Dessa forma, tanto a proibição de acessar ou frequentar determinados lugares para evitar a prática de novas infrações penais, quanto a proibição de manter contato com pessoa determinada têm grande semelhança com as medidas de proibição de aproximar-se da vítima e de com ela manter contato, previstas na lei protetiva à mulher.

 

4) Reconhecer a natureza penal das medidas cautelares dos incisos I, II e III do art. 22 da Lei Maria da Penha traz uma dúplice proteção:

• de um lado, protege a vítima, pois concede a ela um meio célere e efetivo de tutela de sua vida e de sua integridade física e psicológica, pleiteada diretamente à autoridade policial, e reforçada pela possibilidade de decretação da prisão preventiva do suposto autor do delito;

• de outro lado, protege o acusado, porquanto concede a ele a possibilidade de se defender da medida a qualquer tempo, sem risco de serem a ele aplicados os efeitos das revelia.

 

A lei não prevê a citação do requerido

Não há previsão de procedimento específico para concessão das medidas protetivas de urgência, restringindo-se a lei a determinar, em seu art. 18, que caberá ao juiz, a requerimento do Ministério Público ou da ofendida, no prazo de 48 horas, decidir sobre as medidas protetivas, entre outras providências. Dessa feita, não cabe a instauração de um processo, com citação do requerido para ciência e contestação, sob pena de decretação de sua revelia, nos moldes do estabelecido na lei processual civil.

 

Não se aplica subsidiariamente o CPC, mas sim o CPP

Aplicável, sim, o regramento do Código Processual Penal que, em caso de risco à efetividade da medida, determina a intimação do suposto agressor após a decretação da cautelar, facultando-lhe a possibilidade de manifestar-se nos autos a qualquer tempo, sem a aplicação dos efeitos da revelia.

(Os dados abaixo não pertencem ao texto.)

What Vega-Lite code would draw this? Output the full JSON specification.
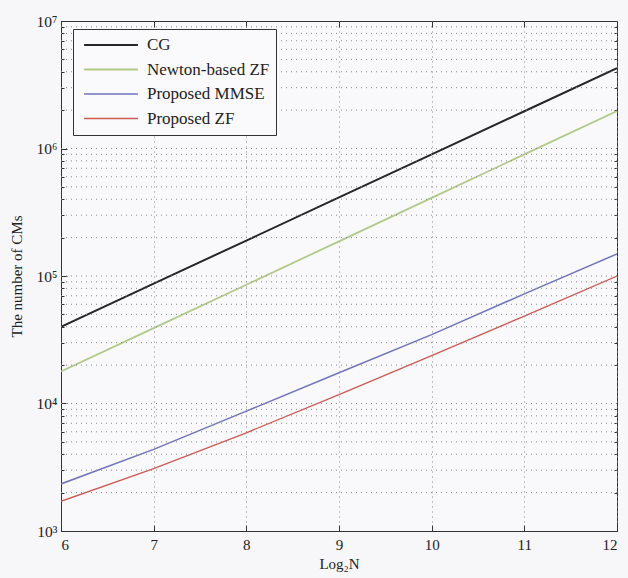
{
  "$schema": "https://vega.github.io/schema/vega-lite/v6.json",
  "width": 556,
  "height": 510,
  "autosize": {"type": "none"},
  "padding": {"left": 61, "top": 21, "right": 11, "bottom": 47},
  "background": "#f7f7f9",
  "config": {
    "font": "Liberation Serif",
    "view": {"stroke": "#333333", "strokeWidth": 1, "fill": "#f9f9fb"},
    "axis": {
      "labelFont": "Liberation Serif",
      "titleFont": "Liberation Serif",
      "labelColor": "#222222",
      "titleColor": "#222222",
      "titleFontWeight": "normal",
      "domainColor": "#333333",
      "tickColor": "#333333"
    }
  },
  "data": {
    "values": [
      {"method": "CG", "n": 6, "cms": 40000},
      {"method": "CG", "n": 7, "cms": 87100},
      {"method": "CG", "n": 8, "cms": 189700},
      {"method": "CG", "n": 9, "cms": 413000},
      {"method": "CG", "n": 10, "cms": 899500},
      {"method": "CG", "n": 11, "cms": 1960000},
      {"method": "CG", "n": 12, "cms": 4270000},
      {"method": "Newton-based ZF", "n": 6, "cms": 17800},
      {"method": "Newton-based ZF", "n": 7, "cms": 39000},
      {"method": "Newton-based ZF", "n": 8, "cms": 85300},
      {"method": "Newton-based ZF", "n": 9, "cms": 187000},
      {"method": "Newton-based ZF", "n": 10, "cms": 410000},
      {"method": "Newton-based ZF", "n": 11, "cms": 899000},
      {"method": "Newton-based ZF", "n": 12, "cms": 1970000},
      {"method": "Proposed MMSE", "n": 6, "cms": 2340},
      {"method": "Proposed MMSE", "n": 7, "cms": 4365},
      {"method": "Proposed MMSE", "n": 8, "cms": 8710},
      {"method": "Proposed MMSE", "n": 9, "cms": 17400},
      {"method": "Proposed MMSE", "n": 10, "cms": 34700},
      {"method": "Proposed MMSE", "n": 11, "cms": 72400},
      {"method": "Proposed MMSE", "n": 12, "cms": 149000},
      {"method": "Proposed ZF", "n": 6, "cms": 1710},
      {"method": "Proposed ZF", "n": 7, "cms": 3090},
      {"method": "Proposed ZF", "n": 8, "cms": 5890},
      {"method": "Proposed ZF", "n": 9, "cms": 11750},
      {"method": "Proposed ZF", "n": 10, "cms": 23700},
      {"method": "Proposed ZF", "n": 11, "cms": 48500},
      {"method": "Proposed ZF", "n": 12, "cms": 100000}
    ]
  },
  "layer": [
    {
      "mark": {"type": "line", "clip": true},
      "encoding": {
        "x": {
          "field": "n", "type": "quantitative",
          "scale": {"domain": [6, 12], "nice": false},
          "axis": {
            "title": "Log₂N", "values": [6, 7, 8, 9, 10, 11, 12],
            "format": "d", "grid": true, "gridDash": [1, 4], "gridColor": "#888888",
            "tickSize": -6, "labelPadding": 12, "labelFontSize": 15,
            "titleFontSize": 15, "titlePadding": 4, "domain": true
          }
        },
        "y": {
          "field": "cms", "type": "quantitative",
          "scale": {"type": "log", "domain": [1000, 10000000], "nice": false},
          "axis": {
            "title": "The number of CMs",
            "values": [1000, 10000, 100000, 1000000, 10000000],
            "labelExpr": "datum.value == 1000 ? '10³' : datum.value == 10000 ? '10⁴' : datum.value == 100000 ? '10⁵' : datum.value == 1000000 ? '10⁶' : '10⁷'",
            "grid": false, "tickSize": -6, "labelPadding": 10,
            "labelFontSize": 15.5, "titleFontSize": 15, "titlePadding": 12
          }
        },
        "color": {
          "field": "method", "type": "nominal",
          "scale": {
            "domain": ["CG", "Newton-based ZF", "Proposed MMSE", "Proposed ZF"],
            "range": ["#262626", "#b3c98a", "#7175b8", "#cc5a52"]
          },
          "legend": {
            "title": null, "orient": "none", "legendX": 12, "legendY": 8,
            "symbolType": "stroke", "symbolSize": 2900, "symbolStrokeWidth": 1.5,
            "labelFont": "Liberation Serif", "labelFontSize": 17, "labelColor": "#222222",
            "labelExpr": "datum.label + '\u2003\u2003\u2003'",
            "strokeColor": "#333333", "fillColor": "#fafafc", "padding": 6,
            "clipHeight": 20, "rowPadding": 4.5, "labelOffset": 8, "symbolOffset": 4
          }
        },
        "strokeWidth": {
          "field": "method", "type": "nominal",
          "scale": {
            "domain": ["CG", "Newton-based ZF", "Proposed MMSE", "Proposed ZF"],
            "range": [2, 1.3, 1.3, 1.3]
          },
          "legend": null
        }
      }
    },
    {
      "mark": {"type": "rule", "strokeDash": [1, 4], "color": "#888888", "strokeWidth": 1},
      "data": {"values": [
        {"g": 2000}, {"g": 3000}, {"g": 4000}, {"g": 5000}, {"g": 6000}, {"g": 7000}, {"g": 8000}, {"g": 9000},
        {"g": 10000}, {"g": 20000}, {"g": 30000}, {"g": 40000}, {"g": 50000}, {"g": 60000}, {"g": 70000}, {"g": 80000}, {"g": 90000},
        {"g": 100000}, {"g": 200000}, {"g": 300000}, {"g": 400000}, {"g": 500000}, {"g": 600000}, {"g": 700000}, {"g": 800000}, {"g": 900000},
        {"g": 1000000}, {"g": 2000000}, {"g": 3000000}, {"g": 4000000}, {"g": 5000000}, {"g": 6000000}, {"g": 7000000}, {"g": 8000000}, {"g": 9000000}
      ]},
      "encoding": {
        "y": {
          "field": "g", "type": "quantitative",
          "axis": {
            "orient": "right", "title": null, "labels": false, "domain": false,
            "values": [2000, 3000, 4000, 5000, 6000, 7000, 8000, 9000,
                       20000, 30000, 40000, 50000, 60000, 70000, 80000, 90000,
                       200000, 300000, 400000, 500000, 600000, 700000, 800000, 900000,
                       2000000, 3000000, 4000000, 5000000, 6000000, 7000000, 8000000, 9000000],
            "tickSize": -3, "grid": false
          }
        }
      }
    },
    {
      "mark": {"type": "point", "opacity": 0},
      "data": {"values": [{"n": 6, "cms": 1000}, {"n": 12, "cms": 10000000}]},
      "encoding": {
        "x": {
          "field": "n", "type": "quantitative",
          "axis": {"orient": "top", "title": null, "labels": false, "domain": false,
                   "values": [6, 7, 8, 9, 10, 11, 12], "tickSize": -6, "grid": false}
        },
        "y": {
          "field": "cms", "type": "quantitative",
          "axis": {"orient": "left", "title": null, "labels": false, "domain": false,
                   "values": [2000, 3000, 4000, 5000, 6000, 7000, 8000, 9000,
                       20000, 30000, 40000, 50000, 60000, 70000, 80000, 90000,
                       200000, 300000, 400000, 500000, 600000, 700000, 800000, 900000,
                       2000000, 3000000, 4000000, 5000000, 6000000, 7000000, 8000000, 9000000],
                   "tickSize": -3, "grid": false}
        }
      }
    }
  ],
  "resolve": {"axis": {"x": "independent", "y": "independent"}}
}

O parágrafo único do art. 21 também reforça a não adoção do regramento previsto no CPC, porquanto determina que “a ofendida não poderá entregar intimação ou notificação ao agressor”, nada mencionando sobre citação.

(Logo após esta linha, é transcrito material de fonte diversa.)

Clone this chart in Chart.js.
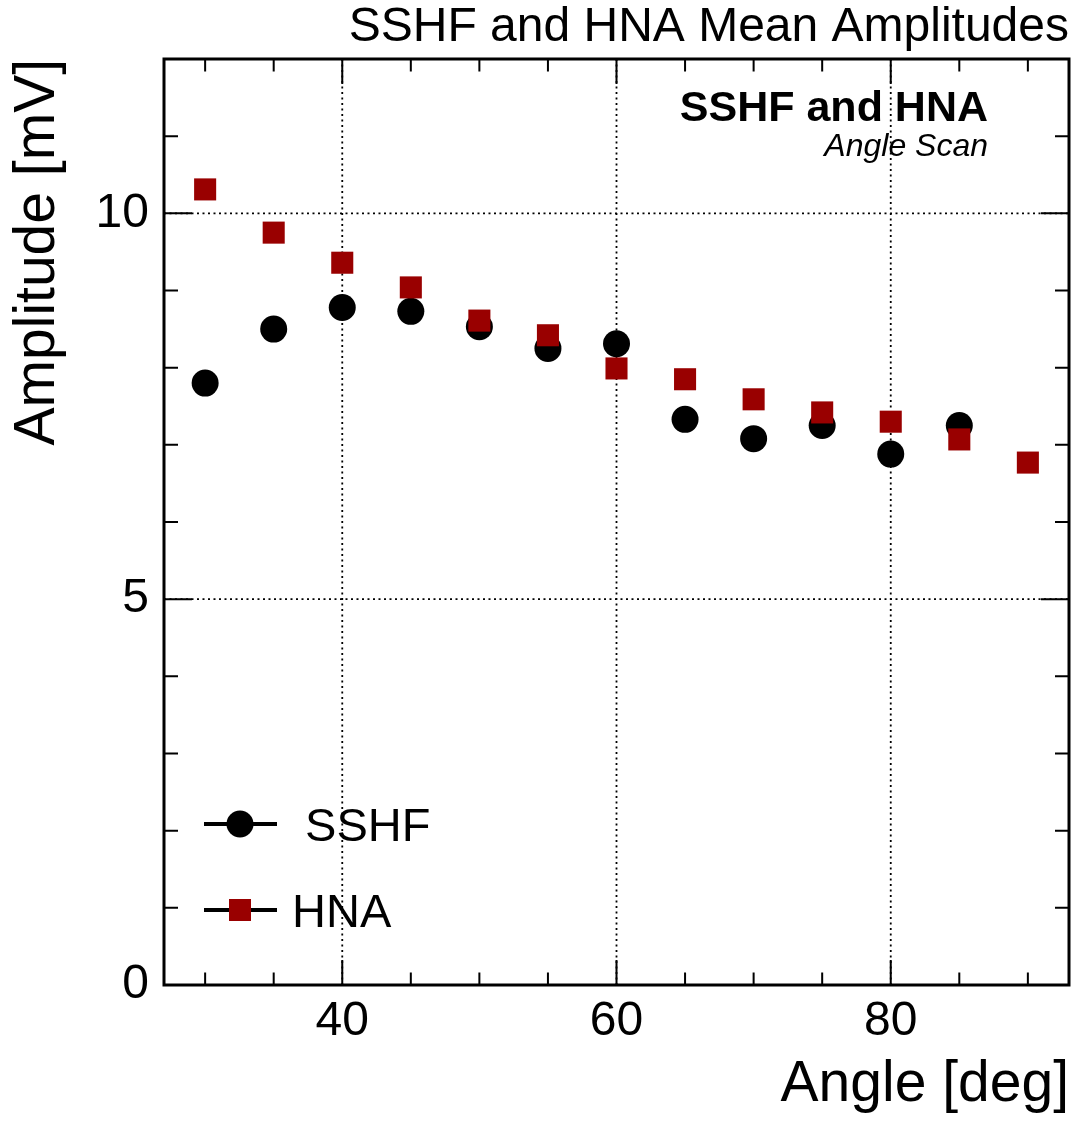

Portanto, deve-se aplicar às medidas protetivas de urgência o regramento previsto pelo Código de Processo Penal no que tange às medidas cautelares. Dessa forma, não cabe falar em instauração de processo próprio, com citação do requerido, tampouco com a possibilidade de decretação de sua revelia em caso de não apresentação de contestação no prazo de cinco dias. Aplicada a cautelar inaudita altera pars, para garantia de sua eficácia, o acusado será intimado de sua decretação, facultando-lhe, a qualquer tempo, a apresentação de razões contrárias à manutenção da medida.

 

Em suma:

As medidas protetivas de urgência previstas nos incisos I, II e III do art. 22 da Lei Maria da Penha têm natureza de cautelares penais, não cabendo falar em citação do requerido para apresentar contestação, tampouco a possibilidade de decretação da revelia, nos moldes da lei processual civil.

STJ. 5ª Turma. REsp 2.009.402-GO, Rel. Min. Ribeiro Dantas, Rel. Acd. Min. Joel Ilan Paciornik, julgado em 08/11/2022 (Info 756).